Delta Down and Cloud Outages…What Happened?
Delta Airlines Cloud Down

Getting all parts of the airline back to normal from the glitch.

 

On Aug 8, 2016 Delta Airlines experienced an extended six-hour outage, which some analysts and journalists falsely attributed to flaws associated with aging technology – i.e., TPF running on mainframe systems.

This false trope failed to identify the real culprits, which are exposures to all IT solutions – in public and private clouds and even more so in non-mainframe environments. IT executives should not alter their views about certain technologies or decision-making based upon biases and false reporting of facts. Nor should business or IT executives assume that outages will become history if they move to the cloud.

Normally I do not write about a single system outage that impacts a company but the Delta downtime became a cause célèbre.

On Aug. 8th at 2:38 AM EDT a power outage hit the Delta data center, which caused a global system failure that lasted six hours before business could begin to go back to normal. Tens of thousands of passengers were stranded around the world and all systems – check-in, flight scheduling and departures, airport screens, reservations, websites, etc. – were affected by the meltdown.

Getting all parts of the airline back to normal from the glitch and all passengers to their ultimate destinations actually took days as hundreds of Delta flights and flight crews were out of position post recovery.

So who’s to blame?

The True Story

The initial report that a power outage was the culprit was partially correct. According to Delta’s COO, “a critical power control module at our Technology Command Center malfunctioned, causing a surge to the transformer and a loss of power. When this happened, critical systems and network equipment didn’t switch over to backups.

Other systems did.

And now we’re seeing instability in these systems.” What the executive did not mention was that it all started when Delta’s IT staff attempted to perform a routine switch to its backup generator, which resulted in a spike that caused a fire in an Automatic Transfer Switch (ATS).

Thus, in effect what Delta and users experienced was the result of a two-step failure. First, the ATS fire and subsequent shutdown meant that a server farm of about 500 servers also closed down abnormally.

Second, Delta’s staff then executed its standard failover process and executed switchovers to the backup IT systems.

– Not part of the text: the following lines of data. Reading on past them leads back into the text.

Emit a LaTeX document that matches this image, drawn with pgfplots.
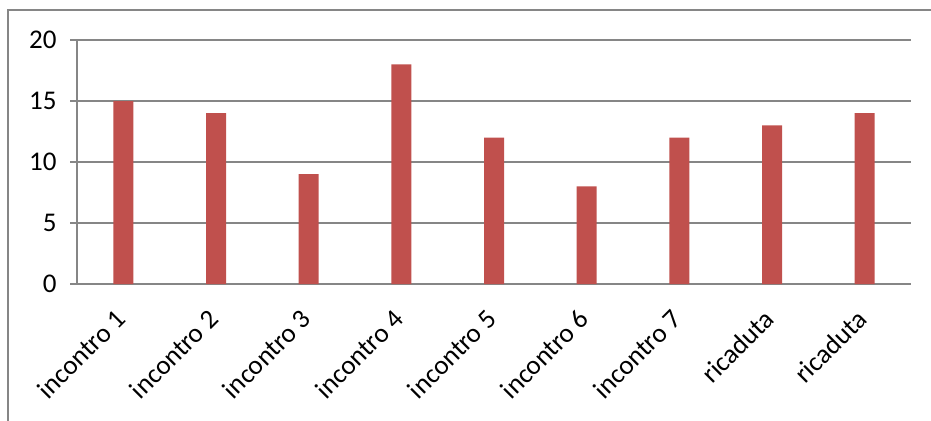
\documentclass[border=0pt]{standalone}
\usepackage{fontspec}
\setmainfont{Carlito}
\usepackage{pgfplots}
\pgfplotsset{compat=1.18}
\definecolor{barred}{HTML}{C0504D}
\definecolor{linegray}{HTML}{868686}
\begin{document}
\begin{tikzpicture}[x=1bp,y=1bp]
\path[use as bounding box] (0,0) rectangle (931,420);
\clip (0,0) rectangle (931,420);
% chart frame
\draw[linegray, line width=1.3bp] (8,-20) rectangle (960,410);
\begin{axis}[
  at={(77bp,136bp)}, anchor=south west,
  scale only axis, width=834bp, height=244bp,
  xmin=0.5, xmax=9.5, ymin=0, ymax=20,
  ytick={0,5,10,15,20},
  ymajorgrids, grid style={linegray, line width=1.2bp},
  axis x line=bottom, axis y line=left,
  axis line style={-, linegray, line width=1.2bp},
  tick style={linegray, line width=1.2bp},
  tick align=outside, major tick length=7bp,
  /pgf/number format/assume math mode=true,
  tick label style={font=\fontsize{27bp}{30bp}\selectfont, text=black},
  yticklabel style={xshift=-10bp},
  xtick={1,...,9},
  xticklabels={incontro 1,incontro 2,incontro 3,incontro 4,incontro 5,incontro 6,incontro 7,ricaduta,ricaduta},
  xticklabel style={xshift=0bp, yshift=-21bp, rotate=45, anchor=east},
  x tick style={draw=none},
  extra x ticks={0.5,1.5,2.5,3.5,4.5,5.5,6.5,7.5,8.5,9.5},
  extra x tick labels={},
  extra x tick style={tick style={draw=linegray, line width=1.2bp}, major tick length=8bp},
  ybar, bar width=20bp,
]
\addplot[fill=barred, draw=none, bar shift=0pt] coordinates {
  (1,15) (2,14) (3,9) (4,18) (5,12) (6,8) (7,12) (8,13) (9,14)
};
\end{axis}
\end{tikzpicture}
\end{document}
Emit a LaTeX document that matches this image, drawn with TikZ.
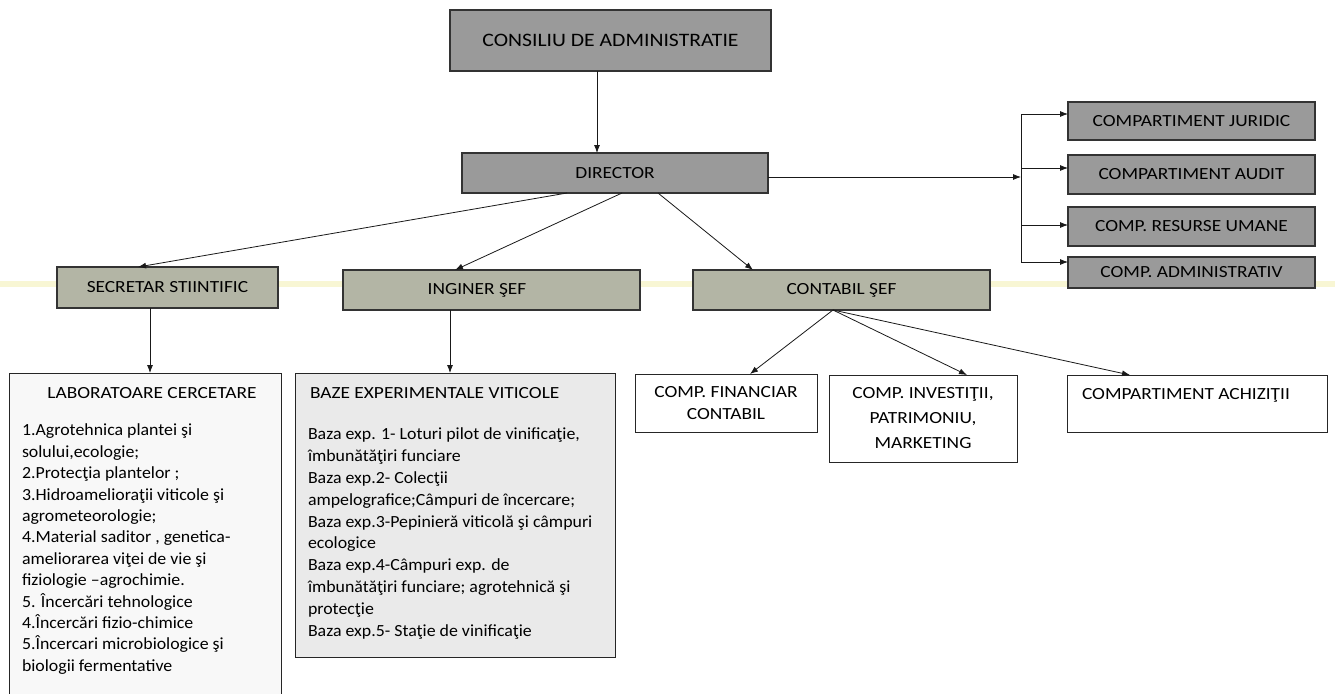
\documentclass[tikz,border=0pt]{standalone}
\usepackage{fontspec}
\setmainfont[FakeStretch=1.14]{Carlito}
\newfontfamily\bodyfont[FakeStretch=1.05]{Carlito}
\usetikzlibrary{arrows.meta,calc}
\definecolor{boxgray}{HTML}{9A9A9A}
\definecolor{boxgreen}{HTML}{B3B5A5}
\definecolor{bazefill}{HTML}{EAEAEA}
\definecolor{labfill}{HTML}{F8F8F8}
\definecolor{scanband}{HTML}{F4F0B8}
\tikzset{
  base/.style={anchor=north west, inner sep=0pt, outer sep=0pt, align=center,
    font=\fontsize{17}{21.5}\selectfont},
  graybox/.style={base, draw=black!80, line width=1.1pt, fill=boxgray},
  greenbox/.style={base, draw=black!80, line width=1.1pt, fill=boxgreen},
  whitebox/.style={base, draw=black!85, line width=0.9pt, fill=white},
  plain/.style={inner sep=0pt, outer sep=0pt, font=\fontsize{17}{21.5}\selectfont},
  listtext/.style={plain, anchor=north west, align=left, font=\bodyfont\fontsize{17}{21.4}\selectfont},
  arr/.style={-{Latex[length=8pt,width=6pt]}, line width=0.8pt, draw=black!90},
  ln/.style={line width=0.8pt, draw=black!90}
}
\begin{document}
\begin{tikzpicture}[x=1pt,y=-1pt]
\useasboundingbox (0,0) rectangle (1335,693);
\clip (0,0) rectangle (1335,693);
\fill[white] (0,0) rectangle (1335,693);
% faint scan band
\fill[scanband, opacity=0.6] (0,281) rectangle (1335,287);

% top boxes
\node[graybox, minimum width=321pt, minimum height=61pt,
      font=\fontsize{19}{22}\selectfont] (cons) at (450,10) {CONSILIU DE ADMINISTRATIE};
\node[graybox, minimum width=306pt, minimum height=40pt] (dir) at (462,153) {DIRECTOR};

% right column
\node[graybox, minimum width=247pt, minimum height=38pt] (jur) at (1068,102) {COMPARTIMENT JURIDIC};
\node[graybox, minimum width=247pt, minimum height=39pt] (aud) at (1068,155) {COMPARTIMENT AUDIT};
\node[graybox, minimum width=247pt, minimum height=39pt] (res) at (1068,207) {COMP. RESURSE UMANE};
\node[graybox, minimum width=247pt, minimum height=31pt] (adm) at (1068,257) {COMP. ADMINISTRATIV};

% second level
\node[greenbox, minimum width=221pt, minimum height=41pt] (sec) at (57,267) {SECRETAR STIINTIFIC};
\node[greenbox, minimum width=297pt, minimum height=40pt] (ing) at (343,270) {};
\node[plain] (ingt) at (477,290) {INGINER ŞEF};
\node[greenbox, minimum width=297pt, minimum height=40pt] (con) at (693,270) {CONTABIL ŞEF};

% third level
\node[base, draw=black!85, line width=0.9pt, fill=labfill, minimum width=272pt, minimum height=340pt] (lab) at (9,373) {};
\node[plain] (labh) at (152,393) {LABORATOARE CERCETARE};
\node[listtext] (labt) at (22,424) {1.Agrotehnica plantei şi\\
solului,ecologie;\\
2.Protecţia plantelor ;\\
3.Hidroamelioraţii  viticole  şi\\
agrometeorologie;\\
4.Material saditor , genetica-\\
ameliorarea viţei de vie şi\\
fiziologie –agrochimie.\\
5. Încercări tehnologice\\
4.Încercări fizio-chimice\\
5.Încercari microbiologice şi\\
biologii fermentative};

\node[base, draw=black!85, line width=0.9pt, fill=bazefill, minimum width=320pt, minimum height=284pt] (baze) at (295,373) {};
\node[plain, anchor=west] (bazeh) at (310,393) {BAZE EXPERIMENTALE VITICOLE};
\node[listtext, font=\bodyfont\fontsize{17}{21.8}\selectfont] (bazet) at (308,428) {Baza exp. 1- Loturi pilot de vinificaţie,\\
îmbunătăţiri funciare\\
Baza exp.2- Colecţii\\
ampelografice;Câmpuri de încercare;\\
Baza exp.3-Pepinieră viticolă şi câmpuri\\
ecologice\\
Baza exp.4-Câmpuri exp. de\\
îmbunătăţiri funciare; agrotehnică  şi\\
protecţie\\
Baza exp.5- Staţie de vinificaţie};

\node[whitebox, minimum width=182pt, minimum height=58pt, font=\fontsize{17}{22}\selectfont] (fin) at (635,374) {COMP. FINANCIAR\\CONTABIL};
\node[whitebox, minimum width=188pt, minimum height=87pt, font=\fontsize{17}{25}\selectfont] (inv) at (829,375) {COMP. INVESTIŢII,\\PATRIMONIU,\\MARKETING};
\node[whitebox, minimum width=260pt, minimum height=57pt] (ach) at (1067,375) {};
\node[plain, anchor=west] (acht) at (1082,395) {COMPARTIMENT ACHIZIŢII};

% connectors
\draw[arr] (cons.south -| 597,0) -- (dir.north -| 597,0);

\coordinate (bus) at (1021,177);
\coordinate (bj) at (1021,114);
\coordinate (ba) at (1021,168);
\coordinate (br) at (1021,225);
\coordinate (bd) at (1021,262);
\draw[arr] (dir.east |- bus) -- (bus);
\draw[ln] (bj) -- (bd);
\draw[arr] (bj) -- (jur.west |- bj);
\draw[arr] (ba) -- (aud.west |- ba);
\draw[arr] (br) -- (res.west |- br);
\draw[arr] (bd) -- (adm.west |- bd);

\coordinate (d1) at (567,193);
\coordinate (d2) at (622,193);
\coordinate (d3) at (658,193);
\draw[arr] (d1) -- (sec.north -| 138,0);
\draw[arr] (d2) -- (ing.north -| 455,0);
\draw[arr] (d3) -- (con.north -| 753,0);

\draw[arr] (sec.south -| 150,0) -- (lab.north -| 150,0);
\draw[arr] (ing.south -| 450,0) -- (baze.north -| 450,0);

\coordinate (c0) at (833,310);
\draw[arr] (c0) -- (fin.north -| 750,0);
\draw[arr] (c0) -- (inv.north -| 967,0);
\draw[arr] (c0) -- (ach.north -| 1130,0);
\end{tikzpicture}
\end{document}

But this process also failed as critical systems and network equipment did not switch over to backup power. It was determined after the fact that about 300 of the approximately 7,000 data center components (of which the TPF mainframes were a very small component) were determined to not have been configured correctly to the available backup power and therefore remained offline without power.

Even before the details of the problem were made public it was apparent that Delta’s power outage impacted only them, as there are two unique power grids feeding the site and one provider, the Atlanta utility Georgia Power, claimed it was not responsible for the failure and had not received notifications of any outages in its territory.

In fact, Delta’s passenger service system (PSS) like all major PSSs are theoretically configured with no single point of failure – from the power supply through all equipment components and databases. But in Delta’s case there was either a lack of redundancy or the backup ATS failed to kick in as expected.